Task requirements ▸ Each line that holds the word "this" should be returned.

Listed records ▸
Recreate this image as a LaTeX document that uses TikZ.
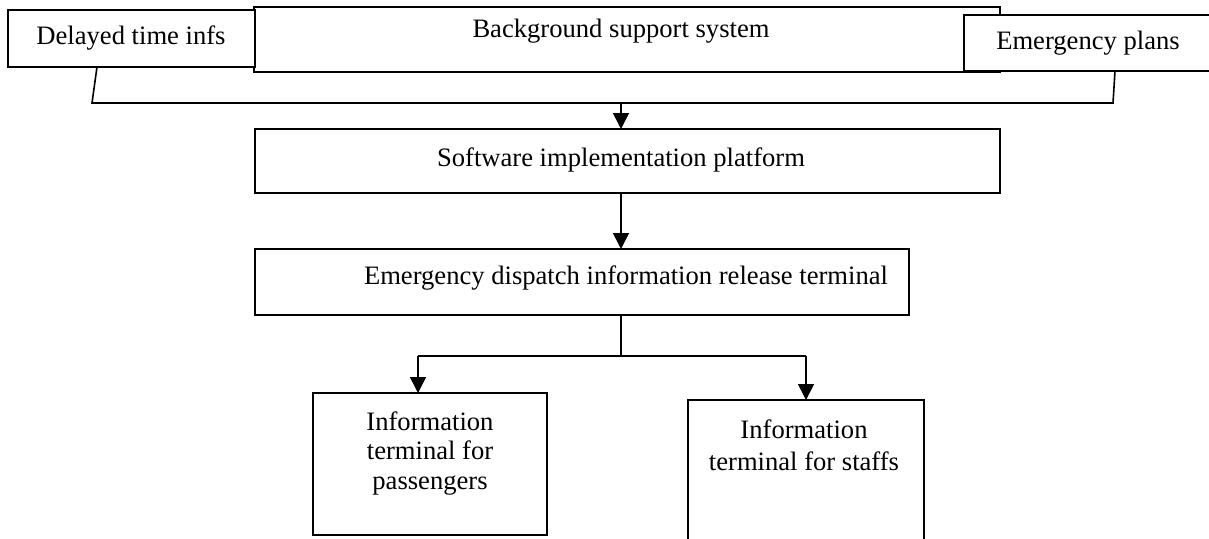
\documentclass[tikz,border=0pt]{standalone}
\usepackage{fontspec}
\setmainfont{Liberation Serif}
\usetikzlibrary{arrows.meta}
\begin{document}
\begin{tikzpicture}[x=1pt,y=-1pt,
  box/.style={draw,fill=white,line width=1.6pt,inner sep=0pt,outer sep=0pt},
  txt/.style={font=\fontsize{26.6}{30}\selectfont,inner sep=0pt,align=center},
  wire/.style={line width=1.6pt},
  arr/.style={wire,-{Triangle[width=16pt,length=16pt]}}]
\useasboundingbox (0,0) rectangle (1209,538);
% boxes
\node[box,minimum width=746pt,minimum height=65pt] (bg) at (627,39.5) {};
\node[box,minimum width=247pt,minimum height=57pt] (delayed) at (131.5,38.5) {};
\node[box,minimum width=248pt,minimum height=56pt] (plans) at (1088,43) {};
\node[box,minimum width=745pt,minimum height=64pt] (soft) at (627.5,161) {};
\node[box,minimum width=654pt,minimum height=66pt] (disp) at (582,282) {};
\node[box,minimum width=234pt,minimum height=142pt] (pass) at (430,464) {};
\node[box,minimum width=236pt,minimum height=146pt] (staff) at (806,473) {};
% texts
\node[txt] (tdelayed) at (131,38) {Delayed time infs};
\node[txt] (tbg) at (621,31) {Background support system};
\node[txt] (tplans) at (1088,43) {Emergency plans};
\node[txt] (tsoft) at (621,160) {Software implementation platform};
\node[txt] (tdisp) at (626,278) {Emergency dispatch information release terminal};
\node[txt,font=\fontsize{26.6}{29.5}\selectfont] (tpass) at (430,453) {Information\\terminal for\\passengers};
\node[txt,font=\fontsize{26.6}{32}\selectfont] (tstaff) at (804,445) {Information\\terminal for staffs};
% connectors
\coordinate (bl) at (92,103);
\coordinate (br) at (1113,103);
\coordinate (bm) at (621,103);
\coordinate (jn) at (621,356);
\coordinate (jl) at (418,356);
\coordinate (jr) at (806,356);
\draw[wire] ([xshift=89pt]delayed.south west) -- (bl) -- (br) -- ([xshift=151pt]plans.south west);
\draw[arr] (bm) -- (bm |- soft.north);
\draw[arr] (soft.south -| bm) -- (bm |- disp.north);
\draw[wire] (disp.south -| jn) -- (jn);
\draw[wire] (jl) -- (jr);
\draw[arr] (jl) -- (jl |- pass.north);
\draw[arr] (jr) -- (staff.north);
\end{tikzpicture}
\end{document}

---

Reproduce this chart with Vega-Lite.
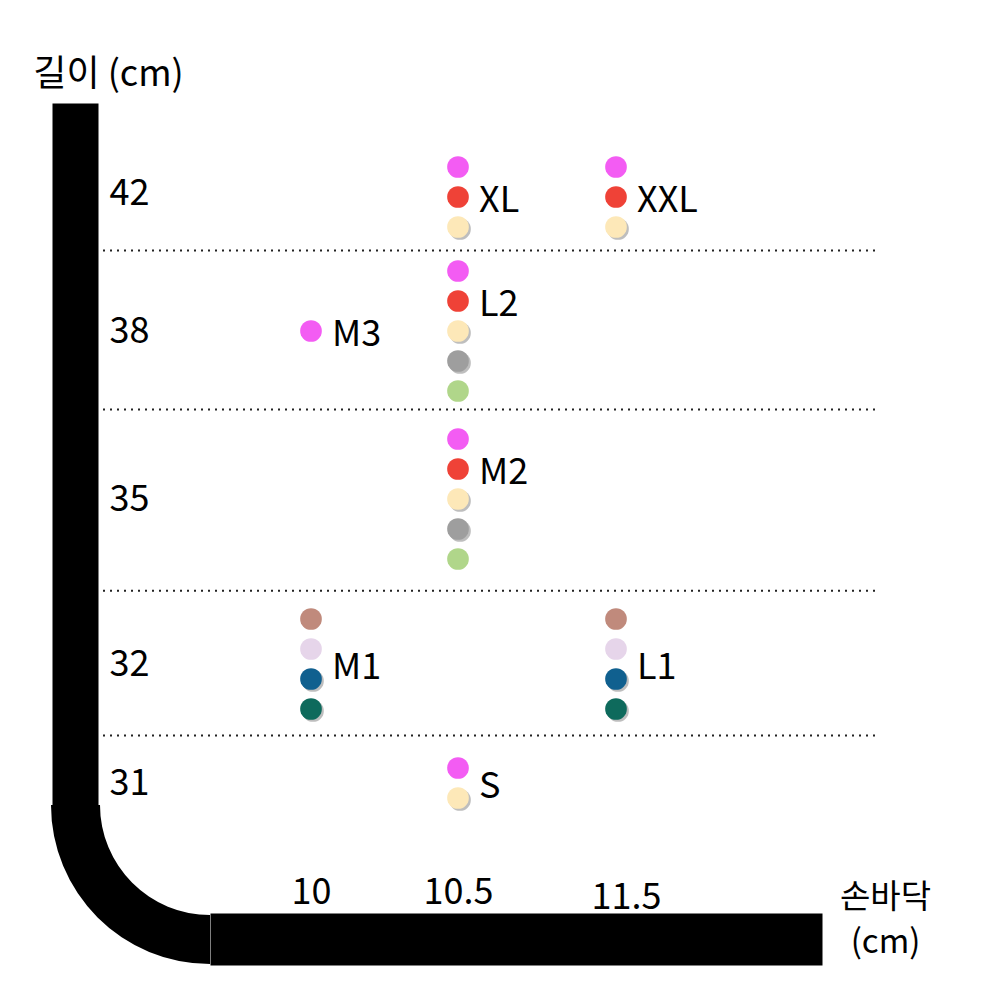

---

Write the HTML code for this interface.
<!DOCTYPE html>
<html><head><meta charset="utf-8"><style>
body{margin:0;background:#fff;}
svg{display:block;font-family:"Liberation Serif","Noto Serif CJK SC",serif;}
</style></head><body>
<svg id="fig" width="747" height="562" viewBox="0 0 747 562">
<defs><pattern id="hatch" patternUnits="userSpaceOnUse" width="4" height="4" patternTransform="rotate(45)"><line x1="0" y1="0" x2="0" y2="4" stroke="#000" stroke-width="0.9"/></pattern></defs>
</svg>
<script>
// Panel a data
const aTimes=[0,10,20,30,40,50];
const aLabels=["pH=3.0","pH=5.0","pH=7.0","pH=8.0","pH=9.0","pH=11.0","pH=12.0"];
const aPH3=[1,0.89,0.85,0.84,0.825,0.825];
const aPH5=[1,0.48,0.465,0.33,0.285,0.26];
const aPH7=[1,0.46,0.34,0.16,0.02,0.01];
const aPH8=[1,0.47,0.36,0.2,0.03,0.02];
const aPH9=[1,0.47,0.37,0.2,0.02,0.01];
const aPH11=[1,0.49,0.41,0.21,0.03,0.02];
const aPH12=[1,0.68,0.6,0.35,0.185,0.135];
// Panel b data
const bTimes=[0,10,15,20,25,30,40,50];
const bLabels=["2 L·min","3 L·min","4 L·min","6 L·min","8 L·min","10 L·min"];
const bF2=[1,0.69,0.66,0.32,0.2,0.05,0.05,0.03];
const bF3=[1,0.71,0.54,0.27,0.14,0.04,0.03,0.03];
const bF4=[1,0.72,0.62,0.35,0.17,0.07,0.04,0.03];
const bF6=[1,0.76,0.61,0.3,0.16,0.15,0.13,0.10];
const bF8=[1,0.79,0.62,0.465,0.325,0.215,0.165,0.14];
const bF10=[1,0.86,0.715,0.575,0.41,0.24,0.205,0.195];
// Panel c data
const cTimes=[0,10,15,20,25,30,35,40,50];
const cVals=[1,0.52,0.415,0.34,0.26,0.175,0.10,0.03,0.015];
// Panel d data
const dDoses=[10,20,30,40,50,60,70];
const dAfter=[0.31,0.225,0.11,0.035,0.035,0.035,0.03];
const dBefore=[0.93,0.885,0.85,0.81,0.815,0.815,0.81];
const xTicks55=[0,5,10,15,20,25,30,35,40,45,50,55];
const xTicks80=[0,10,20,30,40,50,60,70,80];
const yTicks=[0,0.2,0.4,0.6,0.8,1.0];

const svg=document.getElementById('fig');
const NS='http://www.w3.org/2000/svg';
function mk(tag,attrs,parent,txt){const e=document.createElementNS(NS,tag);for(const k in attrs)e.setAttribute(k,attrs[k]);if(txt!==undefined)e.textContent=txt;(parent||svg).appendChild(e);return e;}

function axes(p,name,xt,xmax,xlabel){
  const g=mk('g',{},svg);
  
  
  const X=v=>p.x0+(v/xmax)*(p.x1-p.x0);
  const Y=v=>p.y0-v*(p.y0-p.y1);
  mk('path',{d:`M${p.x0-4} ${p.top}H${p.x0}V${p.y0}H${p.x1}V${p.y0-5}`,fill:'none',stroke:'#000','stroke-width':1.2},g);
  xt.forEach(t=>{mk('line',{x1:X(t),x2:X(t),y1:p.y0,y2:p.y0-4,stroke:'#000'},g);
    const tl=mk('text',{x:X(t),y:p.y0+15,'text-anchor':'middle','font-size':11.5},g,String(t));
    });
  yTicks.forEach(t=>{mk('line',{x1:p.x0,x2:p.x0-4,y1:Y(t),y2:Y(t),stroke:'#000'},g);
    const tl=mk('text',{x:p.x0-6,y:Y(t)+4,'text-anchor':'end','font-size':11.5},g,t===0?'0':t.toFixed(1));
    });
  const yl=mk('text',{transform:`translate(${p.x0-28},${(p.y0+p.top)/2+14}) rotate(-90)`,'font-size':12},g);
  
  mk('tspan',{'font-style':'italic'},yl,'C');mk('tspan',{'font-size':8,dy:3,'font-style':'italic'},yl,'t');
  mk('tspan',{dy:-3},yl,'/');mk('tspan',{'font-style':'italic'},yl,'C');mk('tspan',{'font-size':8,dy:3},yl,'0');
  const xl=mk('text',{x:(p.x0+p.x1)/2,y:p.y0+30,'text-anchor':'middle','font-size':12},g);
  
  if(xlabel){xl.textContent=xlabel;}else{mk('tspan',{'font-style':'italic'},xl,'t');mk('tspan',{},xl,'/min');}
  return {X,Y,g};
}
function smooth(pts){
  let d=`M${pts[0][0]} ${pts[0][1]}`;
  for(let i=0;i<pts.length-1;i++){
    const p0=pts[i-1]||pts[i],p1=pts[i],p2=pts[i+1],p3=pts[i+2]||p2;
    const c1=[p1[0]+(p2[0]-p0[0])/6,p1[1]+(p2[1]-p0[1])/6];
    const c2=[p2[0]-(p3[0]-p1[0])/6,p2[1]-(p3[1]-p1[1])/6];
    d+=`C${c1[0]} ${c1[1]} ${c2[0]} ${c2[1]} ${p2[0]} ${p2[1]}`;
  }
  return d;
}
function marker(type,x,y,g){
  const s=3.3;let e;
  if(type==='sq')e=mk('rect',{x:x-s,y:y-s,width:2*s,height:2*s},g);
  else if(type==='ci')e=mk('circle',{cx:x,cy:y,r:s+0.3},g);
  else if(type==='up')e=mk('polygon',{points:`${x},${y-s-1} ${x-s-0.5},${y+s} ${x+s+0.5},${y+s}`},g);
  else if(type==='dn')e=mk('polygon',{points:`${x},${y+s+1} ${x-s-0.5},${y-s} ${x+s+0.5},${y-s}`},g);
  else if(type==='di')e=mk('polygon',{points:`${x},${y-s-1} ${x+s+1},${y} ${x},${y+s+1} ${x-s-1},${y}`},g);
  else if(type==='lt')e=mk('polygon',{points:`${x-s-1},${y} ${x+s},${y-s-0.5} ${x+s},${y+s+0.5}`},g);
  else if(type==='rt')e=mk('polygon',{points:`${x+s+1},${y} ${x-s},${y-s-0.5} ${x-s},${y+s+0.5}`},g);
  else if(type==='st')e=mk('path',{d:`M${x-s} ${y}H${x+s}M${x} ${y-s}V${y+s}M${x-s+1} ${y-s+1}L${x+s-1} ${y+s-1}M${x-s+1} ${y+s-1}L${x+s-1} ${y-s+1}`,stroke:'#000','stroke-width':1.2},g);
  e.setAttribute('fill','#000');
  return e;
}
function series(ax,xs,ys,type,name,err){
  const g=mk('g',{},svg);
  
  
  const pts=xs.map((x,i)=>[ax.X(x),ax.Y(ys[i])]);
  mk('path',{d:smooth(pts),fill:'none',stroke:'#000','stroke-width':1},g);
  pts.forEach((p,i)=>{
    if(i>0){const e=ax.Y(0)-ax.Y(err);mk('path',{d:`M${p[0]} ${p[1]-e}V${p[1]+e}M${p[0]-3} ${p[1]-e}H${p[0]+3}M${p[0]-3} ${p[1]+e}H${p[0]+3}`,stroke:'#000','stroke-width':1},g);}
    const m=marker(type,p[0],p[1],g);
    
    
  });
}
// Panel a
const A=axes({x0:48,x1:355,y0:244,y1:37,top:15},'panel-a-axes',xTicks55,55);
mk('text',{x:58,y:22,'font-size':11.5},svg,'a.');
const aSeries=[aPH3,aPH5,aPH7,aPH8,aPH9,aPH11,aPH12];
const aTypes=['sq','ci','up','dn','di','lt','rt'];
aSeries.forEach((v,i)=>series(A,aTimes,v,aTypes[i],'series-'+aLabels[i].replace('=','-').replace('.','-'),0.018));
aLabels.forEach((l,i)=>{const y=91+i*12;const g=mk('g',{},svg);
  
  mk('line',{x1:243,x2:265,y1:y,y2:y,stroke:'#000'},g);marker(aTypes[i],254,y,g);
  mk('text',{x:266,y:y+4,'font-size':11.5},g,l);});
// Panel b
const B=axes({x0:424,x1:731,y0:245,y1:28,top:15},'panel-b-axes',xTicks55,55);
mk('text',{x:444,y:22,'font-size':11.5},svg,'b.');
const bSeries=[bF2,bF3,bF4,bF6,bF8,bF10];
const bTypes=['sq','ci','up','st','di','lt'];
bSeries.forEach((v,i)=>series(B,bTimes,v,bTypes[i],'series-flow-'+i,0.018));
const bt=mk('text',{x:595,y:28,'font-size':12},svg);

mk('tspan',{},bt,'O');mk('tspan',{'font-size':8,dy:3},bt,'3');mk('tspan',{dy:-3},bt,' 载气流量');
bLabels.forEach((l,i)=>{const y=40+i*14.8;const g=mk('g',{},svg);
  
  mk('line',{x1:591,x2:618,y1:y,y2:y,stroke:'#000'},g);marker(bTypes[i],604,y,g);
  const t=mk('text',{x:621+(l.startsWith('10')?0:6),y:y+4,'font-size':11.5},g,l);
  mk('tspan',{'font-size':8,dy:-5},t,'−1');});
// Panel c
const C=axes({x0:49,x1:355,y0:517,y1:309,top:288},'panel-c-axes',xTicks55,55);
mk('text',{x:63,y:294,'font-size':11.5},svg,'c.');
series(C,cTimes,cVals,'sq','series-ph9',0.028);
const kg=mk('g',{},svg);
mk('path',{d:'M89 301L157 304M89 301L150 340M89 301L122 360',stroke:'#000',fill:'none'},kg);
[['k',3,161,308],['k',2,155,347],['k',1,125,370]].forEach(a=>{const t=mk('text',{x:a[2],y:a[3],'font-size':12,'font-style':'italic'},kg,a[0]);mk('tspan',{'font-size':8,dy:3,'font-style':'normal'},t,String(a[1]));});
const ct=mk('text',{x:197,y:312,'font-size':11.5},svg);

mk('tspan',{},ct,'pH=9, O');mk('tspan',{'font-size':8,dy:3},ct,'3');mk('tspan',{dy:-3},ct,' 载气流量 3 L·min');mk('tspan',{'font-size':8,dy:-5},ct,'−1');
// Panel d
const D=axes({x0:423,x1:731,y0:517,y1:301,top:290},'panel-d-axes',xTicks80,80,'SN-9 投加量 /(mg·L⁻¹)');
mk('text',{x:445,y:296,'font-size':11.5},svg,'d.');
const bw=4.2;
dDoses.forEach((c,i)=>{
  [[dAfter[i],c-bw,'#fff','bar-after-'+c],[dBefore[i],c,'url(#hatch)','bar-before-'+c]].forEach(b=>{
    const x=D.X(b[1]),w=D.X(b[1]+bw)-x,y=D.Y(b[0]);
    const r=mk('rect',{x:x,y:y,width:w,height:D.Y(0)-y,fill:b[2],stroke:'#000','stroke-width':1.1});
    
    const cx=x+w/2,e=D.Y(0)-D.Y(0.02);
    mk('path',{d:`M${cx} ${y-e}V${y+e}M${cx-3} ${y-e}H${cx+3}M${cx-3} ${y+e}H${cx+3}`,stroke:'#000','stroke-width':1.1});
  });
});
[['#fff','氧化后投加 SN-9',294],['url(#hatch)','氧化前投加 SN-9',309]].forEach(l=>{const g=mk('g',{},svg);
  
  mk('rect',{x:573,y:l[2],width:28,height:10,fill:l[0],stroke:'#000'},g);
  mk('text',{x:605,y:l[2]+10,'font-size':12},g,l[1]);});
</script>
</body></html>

Reply ▸
Recreate this image as a LaTeX document that uses TikZ.
Reproduce this chart with Vega-Lite.
Write the HTML code for this interface.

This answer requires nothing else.